Krysta Rodriguez and Wesley Taylor, as the lovers, brighten the stage when given the chance; Zachary James craftily lurches through the affair as the half-dead family butler; and Jackie Hoffman, as the eccentric Grandma, seems to be acting in her own not-very-good musical.
The secret weapon of "The Addams Family" turns out to be Kevin Chamberlin, who sprinkles several handfuls of stage dust over the proceedings as Fester. "The Moon and Me," a serenade in which he soars over the stage to play with a round yellow globe, is the lone moment in which actor, material, stagecraft and Basil Twist's puppets combine to create magic. But it's a bad idea to have Fester wonder at intermission if the audience will "leave in an hour feeling vaguely depressed," and a worse one to start the show with 15 seconds' worth of that finger-snap theme from the sitcom, which turns out to be the evening's catchiest musical moment.

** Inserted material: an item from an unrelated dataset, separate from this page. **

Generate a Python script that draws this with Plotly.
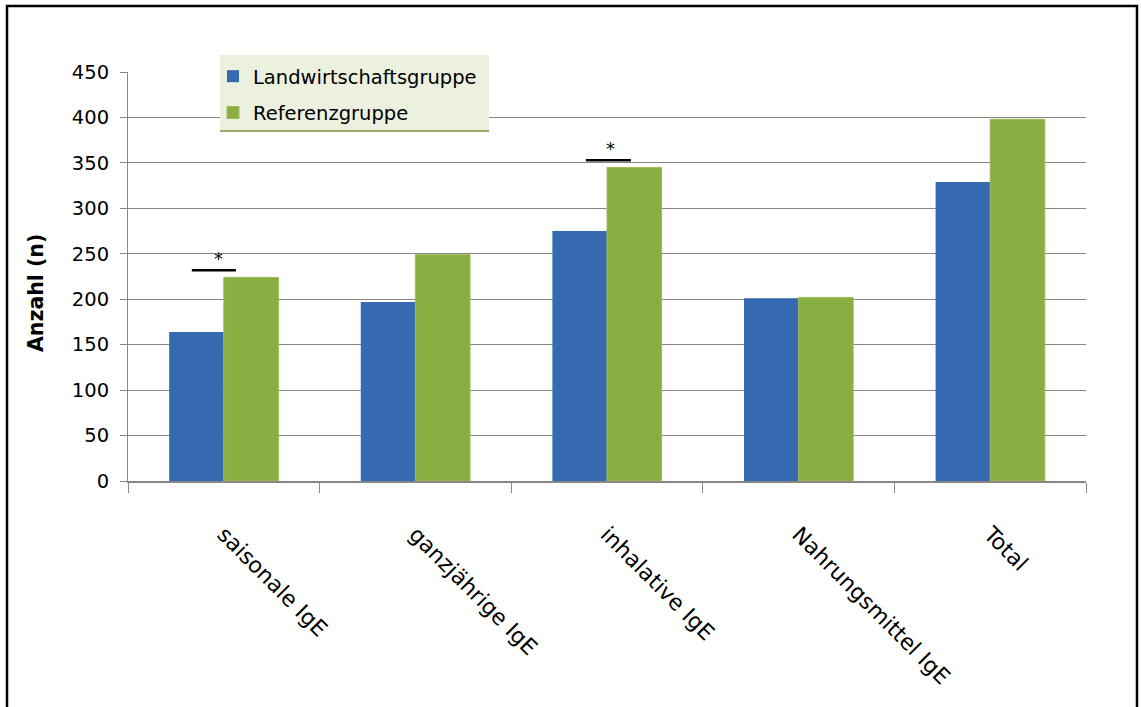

There is little character development -- understandably, given the lack of character -- which makes the arc of the story non-existent and robs the songs of potential impact. Just Nathan Lane, plenty of jokes, some intriguing sight gags and the audience's undisputed fondness for the Addams characters. Which, given the lack of a Broadway musical blockbuster since "Billy Elliot," might prove enough to sustain those million-plus grosses.